I guess it could be either, but my head tends to liken it to being a person by person kind of thing. So if someone is a failure, it means someone else can be a success. That always sounds a bit of a ‘glass is half empty’ kind of logic, and I guess that is always how I have thought. I have always preferred to look at the worst case scenario, rather than the best, as I feel it is a cushion for the disappointment I feel when things don’t go my way. Except, it isn’t a very good cushion,  because it still hurts when I don’t do well in something.

There is a school of thought, that teaches you, that if you are thinking of the negative, you will not see the good things, for all the negativity. Now whilst I think that is a very valid point, is something that is very difficult to get round, when you are used to thinking in a certain way. To step away from the negativity, you need to re-train your whole way of thinking, and that is no easy task. Especially if you have been thinking in said way, for almost the whole 27 years of your existence.

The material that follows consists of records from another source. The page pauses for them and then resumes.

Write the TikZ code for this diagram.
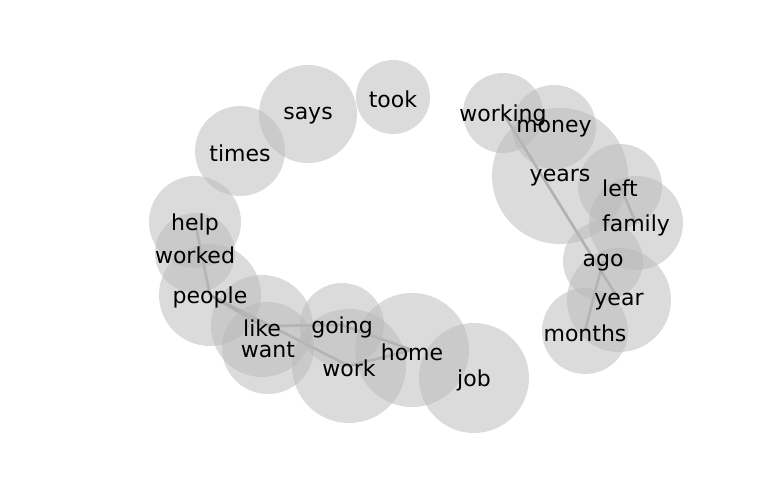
\documentclass[tikz,border=0pt]{standalone}
\usepackage{fontspec}
\setmainfont{DejaVu Sans}
\begin{document}
\begin{tikzpicture}[x=0.75pt,y=-0.75pt,
  bubble/.style={fill=black!28,fill opacity=0.5,draw=none},
  word/.style={font=\fontsize{16.5pt}{18pt}\selectfont,text=black,inner sep=0pt,yshift=-1.5pt},
  link/.style={draw=black!55,line width=2pt,opacity=0.6}]
\useasboundingbox (0,0) rectangle (768,500);
% node positions
\coordinate (took) at (393,97);
\coordinate (says) at (308,114);
\coordinate (times) at (240,151);
\coordinate (help) at (195,222);
\coordinate (worked) at (195,253);
\coordinate (people) at (210,295);
\coordinate (like) at (262,326);
\coordinate (want) at (268,348);
\coordinate (going) at (342,325);
\coordinate (work) at (349,366);
\coordinate (home) at (412,350);
\coordinate (job) at (474,378);
\coordinate (working) at (503,113);
\coordinate (money) at (554,127);
\coordinate (years) at (560,176);
\coordinate (left) at (620,186);
\coordinate (family) at (636,223);
\coordinate (ago) at (603,261);
\coordinate (year) at (619,300);
\coordinate (months) at (585,331);
% edges
\draw[link] (help) -- (people);
\draw[link] (people) -- (like);
\draw[link] (people) -- (work);
\draw[link] (like) -- (going);
\draw[link] (going) -- (home);
\draw[link] (work) -- (home);
\draw[link] (working) -- (year);
\draw[link] (left) -- (family);
\draw[link] (ago) -- (months);
% bubbles
\foreach \n/\r in {took/37,says/49,times/45,help/46,worked/40,people/51,like/51,want/46,going/42,work/57,home/57,job/55,working/40,money/42,years/68,left/42,family/47,ago/40,year/52,months/43}
  \fill[bubble] (\n) circle (\r);
% labels
\foreach \n in {took,says,times,help,worked,people,like,want,going,work,home,job,working,money,years,left,family,ago,year,months}
  \node[word] (\n-label) at (\n) {\n};
\end{tikzpicture}
\end{document}
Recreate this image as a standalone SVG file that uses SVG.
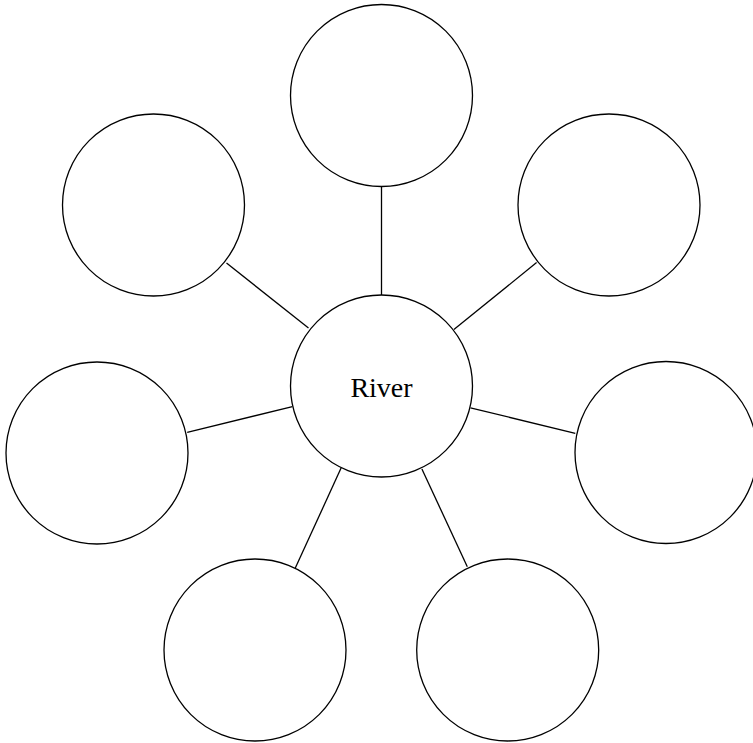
<svg xmlns="http://www.w3.org/2000/svg" width="753" height="743" viewBox="0 0 753 743">
<style>
.n{fill:#fff;stroke:#000;stroke-width:1.3}
.c{stroke:#000;stroke-width:1.3;fill:none}
text{font-family:"Liberation Serif",serif;font-size:28px;fill:#000}
</style>
<rect width="753" height="743" fill="#fff"/>
<g id="connectors">
<line class="c" x1="381.5" y1="186.5" x2="381.5" y2="295"/>
<line class="c" x1="536.6" y1="262.6" x2="453.9" y2="329.6"/>
<line class="c" x1="575.3" y1="433.4" x2="470.5" y2="407.8"/>
<line class="c" x1="467.3" y1="566.8" x2="421.9" y2="468.9"/>
<line class="c" x1="295.3" y1="568.1" x2="341.3" y2="467.6"/>
<line class="c" x1="187.2" y1="432.4" x2="292.4" y2="406.6"/>
<line class="c" x1="226.5" y1="263.0" x2="308.5" y2="328.0"/>
</g>
<g id="center"><circle class="n" cx="381.5" cy="386" r="91"/><text x="381.5" y="397" text-anchor="middle">River</text></g>
<g id="top"><circle class="n" cx="381.5" cy="95.5" r="91"/></g>
<g id="topright"><circle class="n" cx="609" cy="205" r="91"/></g>
<g id="right"><circle class="n" cx="666" cy="452.5" r="91"/></g>
<g id="bottomright"><circle class="n" cx="507.7" cy="650" r="91"/></g>
<g id="bottomleft"><circle class="n" cx="255" cy="650" r="91"/></g>
<g id="left"><circle class="n" cx="97" cy="453" r="91"/></g>
<g id="topleft"><circle class="n" cx="153.5" cy="205" r="91"/></g>
</svg>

I guess, I keep on trying. I keep on trying to be inspired, and change my mindset. I get days where things change for a few days, maybe even a week, but then it changes back, and I find myself back at square one. This back and forth is one of the hardest things for me to accept about myself. It’s like everytime that I reach a landmark, and really feel good about myself, something happens and I just fall back into a pile of self-doubt.

The good news is, that there are more good days, than bad days right now. Having a lack of motivation to be creative is a big weight on my shoulders. It has happened over the last few years, where I struggled hard with depression. It is a situation where I find myself, that I can’t be creative. I get ideas, but then think ‘what’s the point’, it’s not going to lead anywhere. And I think that is the thing that is derailing me the most. The fact that I can’t see where I am to go. I feel stagnant, that I am not moving forward, so what’s the point?

When you have thoughts like that in your head, it’s really hard to try and see the positive out of anything.

Music: Left Alone- City to City (feat. Tim Armstrong)

 

 

Forgotten?

I think a big factor into posting things online is momentum. When you get into a run of posting, you do it again without much thought. Well, that’s a bit of an exaggeration, because obviously, especially in blogs, some kind of thought has to happen. But if you get out of habit of thinking up topics, writing an entry regularly becomes a cumbersome task.

That is the situation I have found myself in about now. Which is a pain, because I blog a LOT normally. It is not through lack of not trying, I have had many an open entry, which have gone unused. So I am doing this on my phone, because I am finding that if I want to do something, I should do it right then. Whilst the inspiration is there, I should take it up.

But I hope I still have readers somewhere who I want to say sorry to. If not, then this has been me talking to myself. Not that unusual, I do it all the time. Gets me a lot of strange looks.